▶ _TASK STATEMENT_: Print word for word the first line of the listing below and every line after it, through the line with "0.013, 0.003, 0];". Leave out the pictures and the rest.

▶ _DATA SHOWN_:
============================================================

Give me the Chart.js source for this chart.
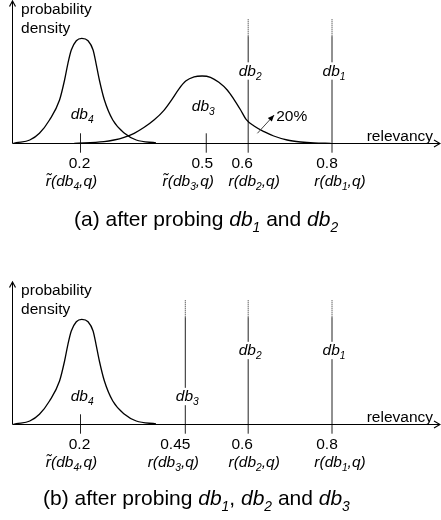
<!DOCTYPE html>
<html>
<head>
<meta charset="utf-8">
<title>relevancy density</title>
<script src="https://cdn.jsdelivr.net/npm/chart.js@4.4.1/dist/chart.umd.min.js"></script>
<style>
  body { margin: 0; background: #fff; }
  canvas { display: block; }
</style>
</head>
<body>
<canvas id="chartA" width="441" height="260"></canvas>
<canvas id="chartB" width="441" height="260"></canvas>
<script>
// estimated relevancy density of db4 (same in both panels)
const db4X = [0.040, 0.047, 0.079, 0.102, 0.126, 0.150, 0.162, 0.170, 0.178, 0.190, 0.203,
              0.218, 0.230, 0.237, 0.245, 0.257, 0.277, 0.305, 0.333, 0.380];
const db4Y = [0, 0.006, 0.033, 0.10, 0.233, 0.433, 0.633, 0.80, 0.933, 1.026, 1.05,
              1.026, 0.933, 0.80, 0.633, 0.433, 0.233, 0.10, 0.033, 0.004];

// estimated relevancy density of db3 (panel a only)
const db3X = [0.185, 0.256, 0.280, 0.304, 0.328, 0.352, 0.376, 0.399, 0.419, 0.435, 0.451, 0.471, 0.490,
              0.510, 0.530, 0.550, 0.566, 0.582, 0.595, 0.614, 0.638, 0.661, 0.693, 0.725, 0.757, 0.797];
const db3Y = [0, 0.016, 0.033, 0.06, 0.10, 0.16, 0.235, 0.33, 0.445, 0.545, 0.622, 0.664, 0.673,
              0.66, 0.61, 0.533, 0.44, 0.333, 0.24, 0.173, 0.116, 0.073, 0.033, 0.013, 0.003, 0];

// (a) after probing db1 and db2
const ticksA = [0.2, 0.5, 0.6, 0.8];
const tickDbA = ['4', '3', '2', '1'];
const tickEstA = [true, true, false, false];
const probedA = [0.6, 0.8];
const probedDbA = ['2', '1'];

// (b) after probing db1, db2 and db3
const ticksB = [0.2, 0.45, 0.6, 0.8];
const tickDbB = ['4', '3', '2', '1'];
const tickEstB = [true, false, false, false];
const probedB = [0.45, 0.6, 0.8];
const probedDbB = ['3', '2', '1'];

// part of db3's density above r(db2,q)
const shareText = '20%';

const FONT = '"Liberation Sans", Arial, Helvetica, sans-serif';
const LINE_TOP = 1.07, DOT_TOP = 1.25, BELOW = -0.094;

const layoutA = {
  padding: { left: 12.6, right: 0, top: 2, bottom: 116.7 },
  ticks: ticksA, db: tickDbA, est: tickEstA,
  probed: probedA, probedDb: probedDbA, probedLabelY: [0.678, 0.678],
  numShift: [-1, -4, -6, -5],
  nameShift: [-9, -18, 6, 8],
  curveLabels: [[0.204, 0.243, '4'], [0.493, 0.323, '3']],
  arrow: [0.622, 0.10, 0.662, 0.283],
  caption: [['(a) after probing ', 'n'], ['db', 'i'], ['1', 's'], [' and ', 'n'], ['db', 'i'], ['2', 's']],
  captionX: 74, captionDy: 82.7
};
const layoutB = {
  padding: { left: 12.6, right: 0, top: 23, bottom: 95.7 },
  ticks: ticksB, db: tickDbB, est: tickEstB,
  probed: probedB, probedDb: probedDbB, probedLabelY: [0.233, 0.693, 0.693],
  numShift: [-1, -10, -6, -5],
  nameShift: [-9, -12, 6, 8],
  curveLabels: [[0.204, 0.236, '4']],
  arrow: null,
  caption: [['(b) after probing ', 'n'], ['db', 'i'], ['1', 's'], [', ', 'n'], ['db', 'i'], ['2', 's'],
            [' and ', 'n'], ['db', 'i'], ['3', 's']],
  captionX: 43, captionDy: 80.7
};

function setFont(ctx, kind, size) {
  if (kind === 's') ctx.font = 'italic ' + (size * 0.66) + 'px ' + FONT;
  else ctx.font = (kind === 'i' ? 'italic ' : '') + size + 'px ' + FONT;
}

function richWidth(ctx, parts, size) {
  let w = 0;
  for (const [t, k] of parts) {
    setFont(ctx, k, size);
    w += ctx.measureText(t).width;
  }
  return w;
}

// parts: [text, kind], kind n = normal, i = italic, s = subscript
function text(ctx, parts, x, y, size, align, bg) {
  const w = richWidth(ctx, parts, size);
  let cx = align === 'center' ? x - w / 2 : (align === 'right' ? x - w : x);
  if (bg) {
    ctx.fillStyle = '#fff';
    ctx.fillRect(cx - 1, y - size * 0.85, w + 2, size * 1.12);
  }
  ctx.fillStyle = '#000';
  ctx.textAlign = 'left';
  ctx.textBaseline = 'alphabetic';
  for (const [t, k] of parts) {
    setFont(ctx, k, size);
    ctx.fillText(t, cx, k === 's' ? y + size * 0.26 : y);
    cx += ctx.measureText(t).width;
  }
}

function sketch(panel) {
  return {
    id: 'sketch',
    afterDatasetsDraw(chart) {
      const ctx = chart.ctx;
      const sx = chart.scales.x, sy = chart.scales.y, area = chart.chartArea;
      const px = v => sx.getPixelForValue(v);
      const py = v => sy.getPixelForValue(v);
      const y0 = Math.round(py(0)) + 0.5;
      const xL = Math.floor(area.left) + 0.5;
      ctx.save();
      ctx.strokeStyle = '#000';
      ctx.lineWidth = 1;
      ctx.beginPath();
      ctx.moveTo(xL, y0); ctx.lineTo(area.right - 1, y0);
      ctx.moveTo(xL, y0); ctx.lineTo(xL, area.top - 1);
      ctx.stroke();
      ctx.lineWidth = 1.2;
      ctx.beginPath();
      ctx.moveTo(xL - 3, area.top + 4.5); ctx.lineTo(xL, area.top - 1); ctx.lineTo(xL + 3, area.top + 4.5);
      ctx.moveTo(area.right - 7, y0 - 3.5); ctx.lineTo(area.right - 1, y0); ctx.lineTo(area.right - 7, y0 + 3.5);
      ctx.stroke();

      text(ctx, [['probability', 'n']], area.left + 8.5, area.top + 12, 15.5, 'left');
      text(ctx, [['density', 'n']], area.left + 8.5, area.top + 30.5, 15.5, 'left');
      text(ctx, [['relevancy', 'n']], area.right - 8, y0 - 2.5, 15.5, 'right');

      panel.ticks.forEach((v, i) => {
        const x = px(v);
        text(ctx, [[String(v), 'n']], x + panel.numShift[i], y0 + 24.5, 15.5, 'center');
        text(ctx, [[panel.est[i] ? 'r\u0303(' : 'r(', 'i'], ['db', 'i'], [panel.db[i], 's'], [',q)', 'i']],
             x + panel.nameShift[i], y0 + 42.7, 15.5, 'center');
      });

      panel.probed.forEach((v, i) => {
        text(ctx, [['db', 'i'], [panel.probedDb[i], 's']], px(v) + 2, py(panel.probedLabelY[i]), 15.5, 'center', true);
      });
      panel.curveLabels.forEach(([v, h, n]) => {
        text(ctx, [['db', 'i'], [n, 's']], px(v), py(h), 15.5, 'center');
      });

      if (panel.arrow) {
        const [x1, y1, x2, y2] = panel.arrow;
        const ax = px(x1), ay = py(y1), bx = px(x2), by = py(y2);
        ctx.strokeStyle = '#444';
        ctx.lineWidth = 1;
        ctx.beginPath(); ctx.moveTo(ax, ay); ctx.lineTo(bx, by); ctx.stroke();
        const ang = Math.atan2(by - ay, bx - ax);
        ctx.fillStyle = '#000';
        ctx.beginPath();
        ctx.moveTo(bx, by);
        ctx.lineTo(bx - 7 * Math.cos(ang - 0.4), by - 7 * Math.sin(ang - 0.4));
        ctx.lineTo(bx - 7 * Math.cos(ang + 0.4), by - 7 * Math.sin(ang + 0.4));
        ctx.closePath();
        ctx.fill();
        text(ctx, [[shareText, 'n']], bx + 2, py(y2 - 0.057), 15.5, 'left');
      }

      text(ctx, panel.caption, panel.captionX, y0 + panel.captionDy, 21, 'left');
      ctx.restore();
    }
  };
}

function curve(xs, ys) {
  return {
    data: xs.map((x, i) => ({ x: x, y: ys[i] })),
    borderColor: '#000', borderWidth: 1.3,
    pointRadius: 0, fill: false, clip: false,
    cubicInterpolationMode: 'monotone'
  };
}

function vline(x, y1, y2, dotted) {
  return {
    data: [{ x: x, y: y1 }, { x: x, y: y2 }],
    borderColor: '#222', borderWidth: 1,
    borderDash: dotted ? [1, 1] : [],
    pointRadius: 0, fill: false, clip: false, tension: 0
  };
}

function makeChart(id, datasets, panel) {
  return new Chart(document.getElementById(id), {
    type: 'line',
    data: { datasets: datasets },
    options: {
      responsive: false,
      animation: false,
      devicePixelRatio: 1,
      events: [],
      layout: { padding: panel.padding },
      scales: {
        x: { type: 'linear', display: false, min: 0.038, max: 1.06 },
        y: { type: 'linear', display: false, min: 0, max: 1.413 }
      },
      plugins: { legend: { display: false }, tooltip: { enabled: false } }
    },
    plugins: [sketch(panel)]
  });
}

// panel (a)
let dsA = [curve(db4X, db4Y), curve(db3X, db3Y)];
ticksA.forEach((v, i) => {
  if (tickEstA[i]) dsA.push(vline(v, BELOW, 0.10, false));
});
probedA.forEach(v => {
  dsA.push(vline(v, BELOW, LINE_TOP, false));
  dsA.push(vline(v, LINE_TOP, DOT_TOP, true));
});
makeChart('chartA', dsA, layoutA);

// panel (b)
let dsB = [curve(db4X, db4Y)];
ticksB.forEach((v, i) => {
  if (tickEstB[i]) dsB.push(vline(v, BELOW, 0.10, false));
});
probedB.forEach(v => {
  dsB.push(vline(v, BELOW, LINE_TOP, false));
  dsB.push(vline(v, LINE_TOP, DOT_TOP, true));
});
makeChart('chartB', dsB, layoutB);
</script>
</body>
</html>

============================================================

▶ _WRITTEN SOLUTION_:
Give me the Chart.js source for this chart.
<!DOCTYPE html>
<html>
<head>
<meta charset="utf-8">
<title>relevancy density</title>
<script src="https://cdn.jsdelivr.net/npm/chart.js@4.4.1/dist/chart.umd.min.js"></script>
<style>
  body { margin: 0; background: #fff; }
  canvas { display: block; }
</style>
</head>
<body>
<canvas id="chartA" width="441" height="260"></canvas>
<canvas id="chartB" width="441" height="260"></canvas>
<script>
// estimated relevancy density of db4 (same in both panels)
const db4X = [0.040, 0.047, 0.079, 0.102, 0.126, 0.150, 0.162, 0.170, 0.178, 0.190, 0.203,
              0.218, 0.230, 0.237, 0.245, 0.257, 0.277, 0.305, 0.333, 0.380];
const db4Y = [0, 0.006, 0.033, 0.10, 0.233, 0.433, 0.633, 0.80, 0.933, 1.026, 1.05,
              1.026, 0.933, 0.80, 0.633, 0.433, 0.233, 0.10, 0.033, 0.004];

// estimated relevancy density of db3 (panel a only)
const db3X = [0.185, 0.256, 0.280, 0.304, 0.328, 0.352, 0.376, 0.399, 0.419, 0.435, 0.451, 0.471, 0.490,
              0.510, 0.530, 0.550, 0.566, 0.582, 0.595, 0.614, 0.638, 0.661, 0.693, 0.725, 0.757, 0.797];
const db3Y = [0, 0.016, 0.033, 0.06, 0.10, 0.16, 0.235, 0.33, 0.445, 0.545, 0.622, 0.664, 0.673,
              0.66, 0.61, 0.533, 0.44, 0.333, 0.24, 0.173, 0.116, 0.073, 0.033, 0.013, 0.003, 0];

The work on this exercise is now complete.